The panels are also portable. So, for example, if a college student buys one 250-watt plug and play panel each year for four years, reaching 1 kilowatt of energy by senior year, that student can unplug the four panels when she graduates and take them to her next destination.
"The technology is already there. Europeans do this all the time." Joshua Pearce
Pearce estimates that plug and play systems could generate more than four times the amount of electricity generated from all of US solar last year.
"The vast majority of this energy never leaves the home," Pearce says. "It’s the equivalent of handling a hair dryer load. We’re talking about almost nothing on the electrical grid -- but that nothing adds up. It’s an appliance with a high rate of return."
Safe, Simple -- And Largely Prohibited
In the United States, a patchwork of local jurisdictions and regulations make it difficult to figure out if and where plug and play panels are allowed.
"You can buy the panels," Pearce says, "but you might not be able to plug them in, depending on your utility."
Pearce cites the Upper Peninsula Power Company (UPPCO) as an example of a utility that prohibits this plug and play solar use.
"UPPCO has hit their self-imposed 1 percent limit (the minimum the state mandates they allow) for all net metering of any kind," Pearce notes. "This makes both new traditional solar photovoltaic (PV) systems and new plug and play PV systems unable to connect now unless consumers 1) use a transfer switch that can switch various home circuits from grid to the solar so if you have extra solar power, you just put more load on that system, 2) use a battery back up system, or 3) simply leave the grid. The latter is possible to do economically in this region by combining solar, a small battery bank and a cogen system (a technology that produces both electricity and heat -- usually from natural gas).
"We essentially have the highest electric rates in the country and UP customers are being blocked by financing their own less-expensive grid tied solar systems to protect a short-term utility monopoly. As grid defection becomes a progressively more profitable investment for many people in the UP, utilities that follow this short-sighted strategy risk losing significant fractions of their customer base. Our earlier analysis showed 92 percent of seasonal households and ~75 percent of year-round households are projected to meet electricity demands with lower costs using their own PV+battery+cogen systems."
In a paper published earlier this year in Solar Energy (DOI: 10.1016/j.solener.2016.06.002), Pearce, Mundada and researcher Yuenyong Nilsiam reviewed all regulations in the US that would apply to plug and play systems. They found no safety or technical issues with the equipment on the market.
"This is an area where less regulation could really help renewable energy," Pearce says. "We know that the technology is safe, and the law should reflect that."

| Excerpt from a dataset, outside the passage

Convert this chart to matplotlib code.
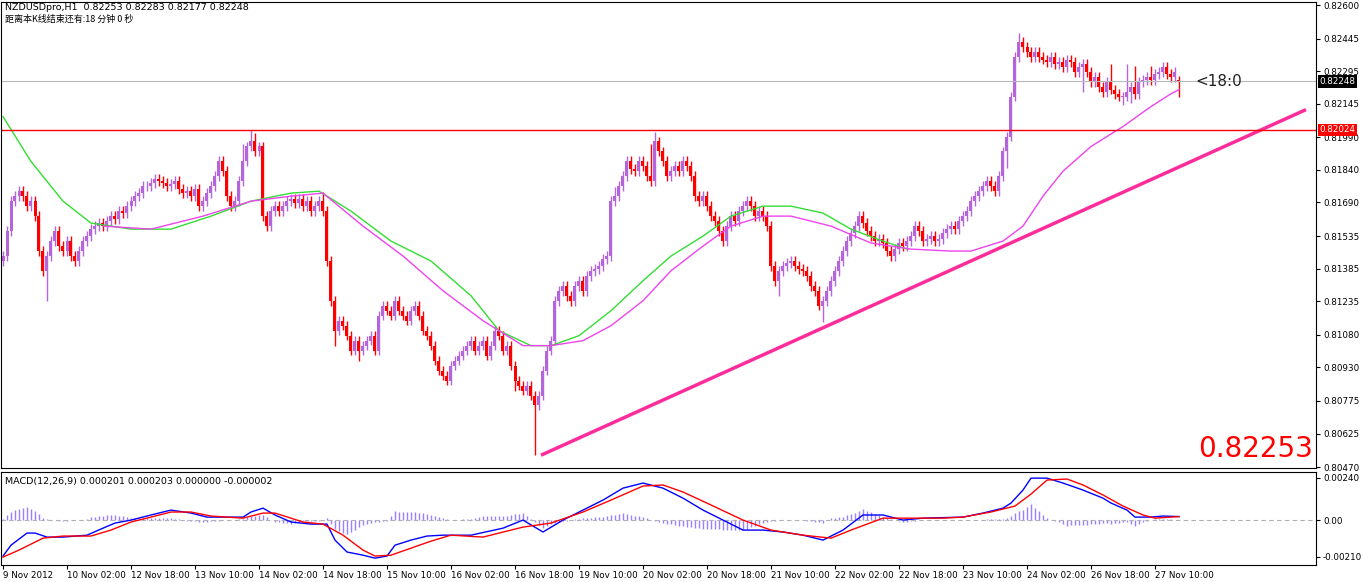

The risk, according to Pearce, is putting too much current on one circuit, so he recommends that homeowners keep their plug and play systems to a kilowatt or less. Simple precautions make this easy -- if a panel is plugged into an outdoor outlet, for example, safety plugs on all other outdoor outlets on that circuit can prevent overload.
While some jurisdictions have recognized that there are no major safety or technical issues with plug and play panels, paperwork holds up the process. Potential prosumers often have to fill out complicated forms to fulfill utility requirements, and the paperwork and associated fees vary by utility. To simplify the process, Pearce and colleagues automated it, by writing open-source computer code that fills out every possible technical requirement. Utilities can easily use the free code on their websites.
"Some utilities have embraced plug and play, and some have ignored it because they think it’s a pittance," Pearce says. "But plug and play solar is something that can help most Americans."
Inset Photo: Joshua Pearce. (Photo courtesy Michigan Tech University)
* Editor's Note: Guest author Stefanie Sidortsova is a Science and Technology Publications writer for Michigan Tech University.